▶ Data section:
= = =

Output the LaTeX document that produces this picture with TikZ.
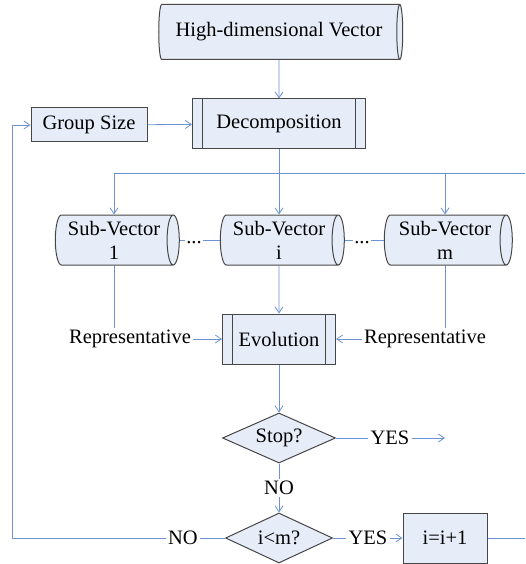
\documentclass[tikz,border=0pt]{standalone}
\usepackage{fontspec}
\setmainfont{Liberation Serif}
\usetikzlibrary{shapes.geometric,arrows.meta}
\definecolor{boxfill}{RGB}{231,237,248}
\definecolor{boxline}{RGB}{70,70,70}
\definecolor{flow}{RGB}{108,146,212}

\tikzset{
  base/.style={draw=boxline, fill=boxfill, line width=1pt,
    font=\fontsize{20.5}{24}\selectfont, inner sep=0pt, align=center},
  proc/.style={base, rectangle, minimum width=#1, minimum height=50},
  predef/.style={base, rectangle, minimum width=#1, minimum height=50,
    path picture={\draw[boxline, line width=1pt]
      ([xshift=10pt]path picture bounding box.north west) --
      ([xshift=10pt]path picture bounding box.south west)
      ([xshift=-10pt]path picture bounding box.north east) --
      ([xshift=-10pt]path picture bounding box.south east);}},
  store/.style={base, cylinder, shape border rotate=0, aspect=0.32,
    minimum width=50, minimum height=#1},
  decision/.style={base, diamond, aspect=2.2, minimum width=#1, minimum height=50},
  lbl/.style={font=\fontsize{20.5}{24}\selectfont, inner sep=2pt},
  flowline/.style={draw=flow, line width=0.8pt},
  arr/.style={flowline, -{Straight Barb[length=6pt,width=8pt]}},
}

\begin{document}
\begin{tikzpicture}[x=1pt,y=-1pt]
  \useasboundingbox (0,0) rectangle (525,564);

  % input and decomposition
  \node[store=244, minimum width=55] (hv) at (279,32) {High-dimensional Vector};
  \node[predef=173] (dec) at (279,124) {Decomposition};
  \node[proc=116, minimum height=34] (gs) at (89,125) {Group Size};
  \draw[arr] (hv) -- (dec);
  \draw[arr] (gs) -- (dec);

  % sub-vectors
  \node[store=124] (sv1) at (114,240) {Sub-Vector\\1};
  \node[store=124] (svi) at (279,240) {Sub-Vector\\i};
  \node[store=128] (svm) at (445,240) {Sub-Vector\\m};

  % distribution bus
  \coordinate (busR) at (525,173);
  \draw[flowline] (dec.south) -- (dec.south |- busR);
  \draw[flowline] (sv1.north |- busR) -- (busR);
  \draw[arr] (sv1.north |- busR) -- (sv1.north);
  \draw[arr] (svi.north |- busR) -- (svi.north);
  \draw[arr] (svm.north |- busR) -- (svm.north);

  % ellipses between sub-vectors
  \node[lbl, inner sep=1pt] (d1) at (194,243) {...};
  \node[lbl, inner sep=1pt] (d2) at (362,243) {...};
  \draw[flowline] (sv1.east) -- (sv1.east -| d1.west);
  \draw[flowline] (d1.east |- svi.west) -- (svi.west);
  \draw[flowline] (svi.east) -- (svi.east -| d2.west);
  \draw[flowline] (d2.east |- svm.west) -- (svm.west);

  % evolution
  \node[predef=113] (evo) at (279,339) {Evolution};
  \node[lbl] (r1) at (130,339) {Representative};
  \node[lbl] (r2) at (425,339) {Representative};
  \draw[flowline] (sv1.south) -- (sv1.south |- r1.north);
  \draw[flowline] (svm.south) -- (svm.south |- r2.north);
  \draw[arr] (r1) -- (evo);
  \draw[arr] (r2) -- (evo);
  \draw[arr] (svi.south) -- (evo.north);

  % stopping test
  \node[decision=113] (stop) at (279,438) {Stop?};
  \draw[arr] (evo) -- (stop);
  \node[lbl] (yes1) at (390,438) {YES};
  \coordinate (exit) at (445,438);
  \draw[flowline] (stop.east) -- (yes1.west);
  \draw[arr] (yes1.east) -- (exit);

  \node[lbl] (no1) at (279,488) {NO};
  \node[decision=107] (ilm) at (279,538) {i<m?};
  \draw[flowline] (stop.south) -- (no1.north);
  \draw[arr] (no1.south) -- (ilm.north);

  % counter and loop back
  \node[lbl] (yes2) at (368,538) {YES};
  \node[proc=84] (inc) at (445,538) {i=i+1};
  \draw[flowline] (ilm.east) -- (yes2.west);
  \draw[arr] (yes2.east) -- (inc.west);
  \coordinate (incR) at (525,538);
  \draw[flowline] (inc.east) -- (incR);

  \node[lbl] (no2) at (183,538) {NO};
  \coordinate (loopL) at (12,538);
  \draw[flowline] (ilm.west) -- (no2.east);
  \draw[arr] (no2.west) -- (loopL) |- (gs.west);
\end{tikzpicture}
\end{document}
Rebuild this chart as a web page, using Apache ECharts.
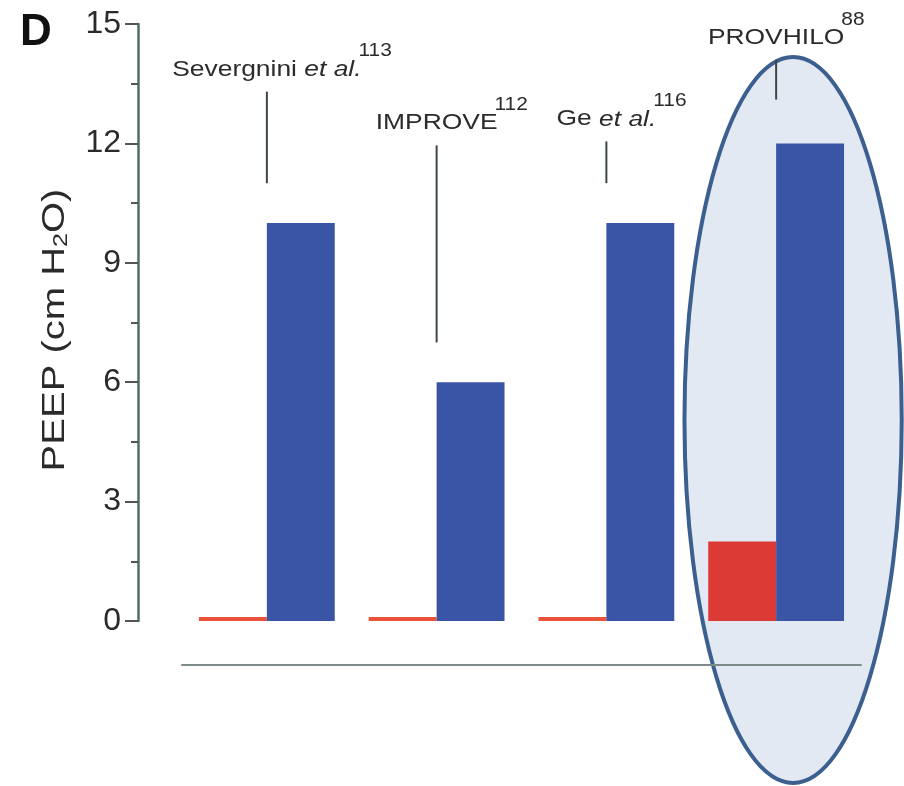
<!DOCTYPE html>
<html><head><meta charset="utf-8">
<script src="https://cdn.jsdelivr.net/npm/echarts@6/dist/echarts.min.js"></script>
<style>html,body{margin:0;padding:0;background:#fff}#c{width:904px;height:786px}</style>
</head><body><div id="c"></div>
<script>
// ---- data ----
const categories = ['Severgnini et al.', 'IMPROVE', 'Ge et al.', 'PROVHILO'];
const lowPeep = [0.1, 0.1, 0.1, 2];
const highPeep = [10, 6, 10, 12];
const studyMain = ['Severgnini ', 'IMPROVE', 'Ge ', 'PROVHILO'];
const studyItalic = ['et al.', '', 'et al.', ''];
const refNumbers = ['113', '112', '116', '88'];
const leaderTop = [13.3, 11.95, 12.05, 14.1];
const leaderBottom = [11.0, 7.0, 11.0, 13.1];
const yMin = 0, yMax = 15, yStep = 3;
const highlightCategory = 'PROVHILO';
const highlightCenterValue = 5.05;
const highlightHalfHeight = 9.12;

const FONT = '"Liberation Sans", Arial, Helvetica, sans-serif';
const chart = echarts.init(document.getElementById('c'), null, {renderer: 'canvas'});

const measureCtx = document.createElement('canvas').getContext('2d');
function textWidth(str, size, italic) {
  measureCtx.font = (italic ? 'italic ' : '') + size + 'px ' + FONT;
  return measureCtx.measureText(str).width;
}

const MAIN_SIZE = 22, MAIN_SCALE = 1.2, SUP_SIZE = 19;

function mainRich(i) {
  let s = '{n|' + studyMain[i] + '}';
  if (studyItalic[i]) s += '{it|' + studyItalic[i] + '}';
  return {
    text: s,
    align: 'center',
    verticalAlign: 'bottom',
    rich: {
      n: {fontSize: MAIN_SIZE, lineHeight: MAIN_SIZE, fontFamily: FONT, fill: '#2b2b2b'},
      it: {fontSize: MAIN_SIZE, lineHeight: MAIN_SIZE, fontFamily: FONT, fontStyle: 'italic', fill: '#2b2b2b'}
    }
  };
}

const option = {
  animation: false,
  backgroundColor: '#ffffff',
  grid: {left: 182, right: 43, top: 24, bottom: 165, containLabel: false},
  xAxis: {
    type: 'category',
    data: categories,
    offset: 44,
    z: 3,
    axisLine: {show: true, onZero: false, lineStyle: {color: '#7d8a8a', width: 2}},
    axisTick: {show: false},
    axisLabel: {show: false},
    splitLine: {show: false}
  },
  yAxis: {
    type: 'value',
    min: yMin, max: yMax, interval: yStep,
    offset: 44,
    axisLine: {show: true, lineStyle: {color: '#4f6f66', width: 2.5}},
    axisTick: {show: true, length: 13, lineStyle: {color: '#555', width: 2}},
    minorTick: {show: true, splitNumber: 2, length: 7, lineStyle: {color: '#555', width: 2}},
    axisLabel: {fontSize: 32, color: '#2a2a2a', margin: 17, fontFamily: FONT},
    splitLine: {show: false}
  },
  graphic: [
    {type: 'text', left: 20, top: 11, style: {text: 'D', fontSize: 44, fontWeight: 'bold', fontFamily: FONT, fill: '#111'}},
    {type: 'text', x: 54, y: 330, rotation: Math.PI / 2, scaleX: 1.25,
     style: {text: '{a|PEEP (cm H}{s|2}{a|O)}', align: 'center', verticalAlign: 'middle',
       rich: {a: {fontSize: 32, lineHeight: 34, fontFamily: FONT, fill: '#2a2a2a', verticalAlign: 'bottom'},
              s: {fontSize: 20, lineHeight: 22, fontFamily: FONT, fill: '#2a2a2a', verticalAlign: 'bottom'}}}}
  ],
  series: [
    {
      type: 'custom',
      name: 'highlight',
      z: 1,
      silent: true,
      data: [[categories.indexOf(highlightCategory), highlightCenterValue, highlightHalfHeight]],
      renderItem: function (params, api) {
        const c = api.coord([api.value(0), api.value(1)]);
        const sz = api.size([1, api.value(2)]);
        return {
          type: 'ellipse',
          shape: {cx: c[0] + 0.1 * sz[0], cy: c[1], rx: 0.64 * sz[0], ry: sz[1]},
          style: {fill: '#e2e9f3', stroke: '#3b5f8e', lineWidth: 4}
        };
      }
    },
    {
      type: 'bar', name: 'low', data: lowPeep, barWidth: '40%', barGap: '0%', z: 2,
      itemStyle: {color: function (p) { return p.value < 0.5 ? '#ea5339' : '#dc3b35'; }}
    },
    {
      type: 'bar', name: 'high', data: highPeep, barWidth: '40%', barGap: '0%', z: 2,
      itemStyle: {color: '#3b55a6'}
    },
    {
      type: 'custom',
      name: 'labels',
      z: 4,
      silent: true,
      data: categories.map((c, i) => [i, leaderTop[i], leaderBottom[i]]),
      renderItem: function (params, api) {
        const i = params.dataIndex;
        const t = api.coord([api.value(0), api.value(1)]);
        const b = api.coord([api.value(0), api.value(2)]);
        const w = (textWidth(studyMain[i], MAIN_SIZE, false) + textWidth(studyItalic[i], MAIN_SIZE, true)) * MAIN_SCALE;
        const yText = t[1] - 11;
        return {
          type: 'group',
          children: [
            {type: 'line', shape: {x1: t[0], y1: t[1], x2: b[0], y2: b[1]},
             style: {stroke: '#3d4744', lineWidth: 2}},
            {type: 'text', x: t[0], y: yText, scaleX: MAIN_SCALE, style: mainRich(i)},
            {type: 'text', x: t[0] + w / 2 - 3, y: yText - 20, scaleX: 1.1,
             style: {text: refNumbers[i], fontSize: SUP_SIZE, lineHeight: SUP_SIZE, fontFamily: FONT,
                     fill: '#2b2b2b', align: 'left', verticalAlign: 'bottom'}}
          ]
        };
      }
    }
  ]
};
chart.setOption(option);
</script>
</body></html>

= = =

▶ What the exercise asks: Repeat only what lies between the start of the data and the end of the line containing "(0,0) rectangle (525,564);", exactly, with pictures left out.

▶ Written response:
Output the LaTeX document that produces this picture with TikZ.
\documentclass[tikz,border=0pt]{standalone}
\usepackage{fontspec}
\setmainfont{Liberation Serif}
\usetikzlibrary{shapes.geometric,arrows.meta}
\definecolor{boxfill}{RGB}{231,237,248}
\definecolor{boxline}{RGB}{70,70,70}
\definecolor{flow}{RGB}{108,146,212}

\tikzset{
  base/.style={draw=boxline, fill=boxfill, line width=1pt,
    font=\fontsize{20.5}{24}\selectfont, inner sep=0pt, align=center},
  proc/.style={base, rectangle, minimum width=#1, minimum height=50},
  predef/.style={base, rectangle, minimum width=#1, minimum height=50,
    path picture={\draw[boxline, line width=1pt]
      ([xshift=10pt]path picture bounding box.north west) --
      ([xshift=10pt]path picture bounding box.south west)
      ([xshift=-10pt]path picture bounding box.north east) --
      ([xshift=-10pt]path picture bounding box.south east);}},
  store/.style={base, cylinder, shape border rotate=0, aspect=0.32,
    minimum width=50, minimum height=#1},
  decision/.style={base, diamond, aspect=2.2, minimum width=#1, minimum height=50},
  lbl/.style={font=\fontsize{20.5}{24}\selectfont, inner sep=2pt},
  flowline/.style={draw=flow, line width=0.8pt},
  arr/.style={flowline, -{Straight Barb[length=6pt,width=8pt]}},
}

\begin{document}
\begin{tikzpicture}[x=1pt,y=-1pt]
  \useasboundingbox (0,0) rectangle (525,564);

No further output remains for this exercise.